■ DATA EXTRACT ■
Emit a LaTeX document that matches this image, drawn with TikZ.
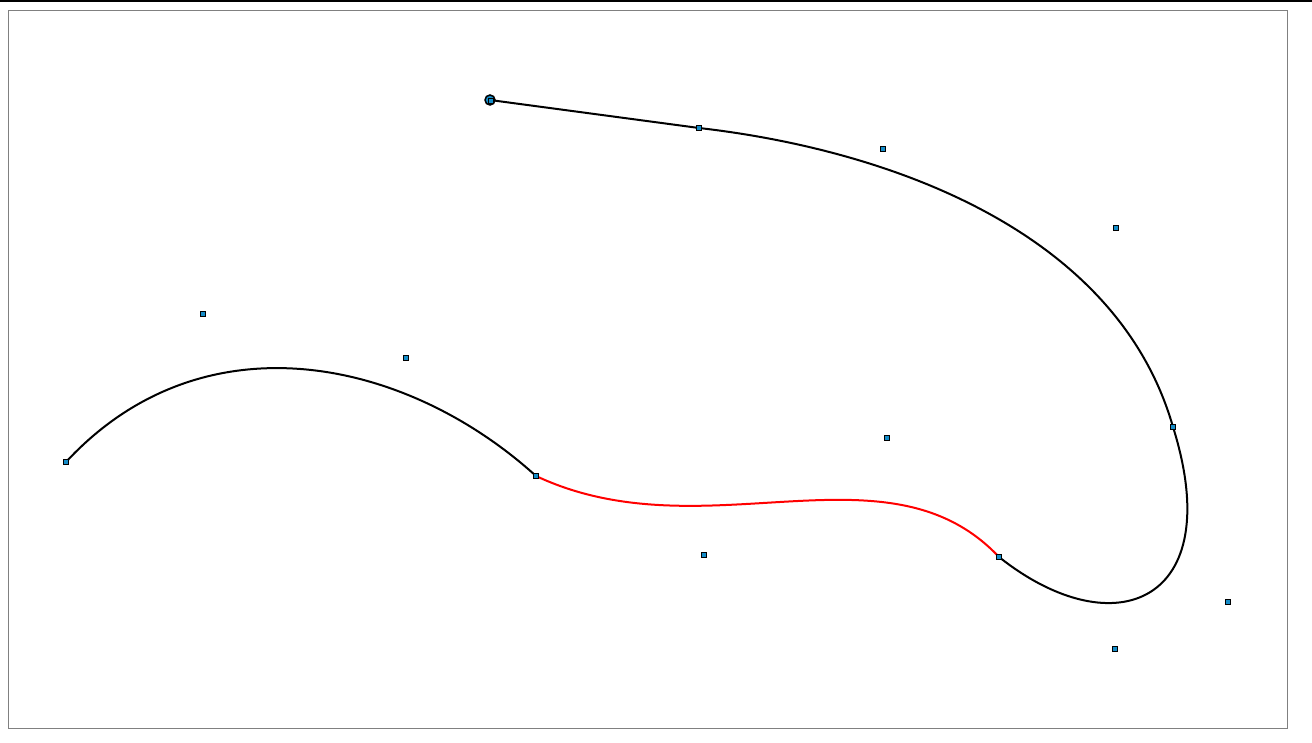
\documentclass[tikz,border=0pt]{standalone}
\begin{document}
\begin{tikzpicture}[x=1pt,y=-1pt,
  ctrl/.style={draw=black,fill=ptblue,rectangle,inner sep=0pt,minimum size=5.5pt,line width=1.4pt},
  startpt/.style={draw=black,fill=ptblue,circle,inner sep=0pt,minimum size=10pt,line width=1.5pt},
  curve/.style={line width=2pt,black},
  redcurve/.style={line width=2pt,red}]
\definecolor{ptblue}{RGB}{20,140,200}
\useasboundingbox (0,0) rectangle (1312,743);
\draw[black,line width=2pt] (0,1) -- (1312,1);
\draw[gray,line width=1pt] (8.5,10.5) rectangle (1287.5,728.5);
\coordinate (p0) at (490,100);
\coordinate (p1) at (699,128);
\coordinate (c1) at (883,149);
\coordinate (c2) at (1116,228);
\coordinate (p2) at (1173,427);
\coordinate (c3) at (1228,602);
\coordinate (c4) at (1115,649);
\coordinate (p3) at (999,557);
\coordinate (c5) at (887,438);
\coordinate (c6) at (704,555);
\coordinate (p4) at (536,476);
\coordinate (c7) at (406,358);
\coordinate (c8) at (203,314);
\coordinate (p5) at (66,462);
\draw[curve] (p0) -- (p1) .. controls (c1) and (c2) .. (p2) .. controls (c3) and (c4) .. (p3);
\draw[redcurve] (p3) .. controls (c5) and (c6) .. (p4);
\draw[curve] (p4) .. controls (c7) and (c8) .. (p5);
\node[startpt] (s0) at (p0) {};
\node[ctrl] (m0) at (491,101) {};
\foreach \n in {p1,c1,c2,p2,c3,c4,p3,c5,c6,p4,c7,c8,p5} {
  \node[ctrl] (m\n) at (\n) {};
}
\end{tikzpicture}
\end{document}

■ GIVEN EXERCISE ■
Produce an exact copy of each line of data, skipping embedded images.

■ SOLVED PROBLEM ■
Emit a LaTeX document that matches this image, drawn with TikZ.
\documentclass[tikz,border=0pt]{standalone}
\begin{document}
\begin{tikzpicture}[x=1pt,y=-1pt,
  ctrl/.style={draw=black,fill=ptblue,rectangle,inner sep=0pt,minimum size=5.5pt,line width=1.4pt},
  startpt/.style={draw=black,fill=ptblue,circle,inner sep=0pt,minimum size=10pt,line width=1.5pt},
  curve/.style={line width=2pt,black},
  redcurve/.style={line width=2pt,red}]
\definecolor{ptblue}{RGB}{20,140,200}
\useasboundingbox (0,0) rectangle (1312,743);
\draw[black,line width=2pt] (0,1) -- (1312,1);
\draw[gray,line width=1pt] (8.5,10.5) rectangle (1287.5,728.5);
\coordinate (p0) at (490,100);
\coordinate (p1) at (699,128);
\coordinate (c1) at (883,149);
\coordinate (c2) at (1116,228);
\coordinate (p2) at (1173,427);
\coordinate (c3) at (1228,602);
\coordinate (c4) at (1115,649);
\coordinate (p3) at (999,557);
\coordinate (c5) at (887,438);
\coordinate (c6) at (704,555);
\coordinate (p4) at (536,476);
\coordinate (c7) at (406,358);
\coordinate (c8) at (203,314);
\coordinate (p5) at (66,462);
\draw[curve] (p0) -- (p1) .. controls (c1) and (c2) .. (p2) .. controls (c3) and (c4) .. (p3);
\draw[redcurve] (p3) .. controls (c5) and (c6) .. (p4);
\draw[curve] (p4) .. controls (c7) and (c8) .. (p5);
\node[startpt] (s0) at (p0) {};
\node[ctrl] (m0) at (491,101) {};
\foreach \n in {p1,c1,c2,p2,c3,c4,p3,c5,c6,p4,c7,c8,p5} {
  \node[ctrl] (m\n) at (\n) {};
}
\end{tikzpicture}
\end{document}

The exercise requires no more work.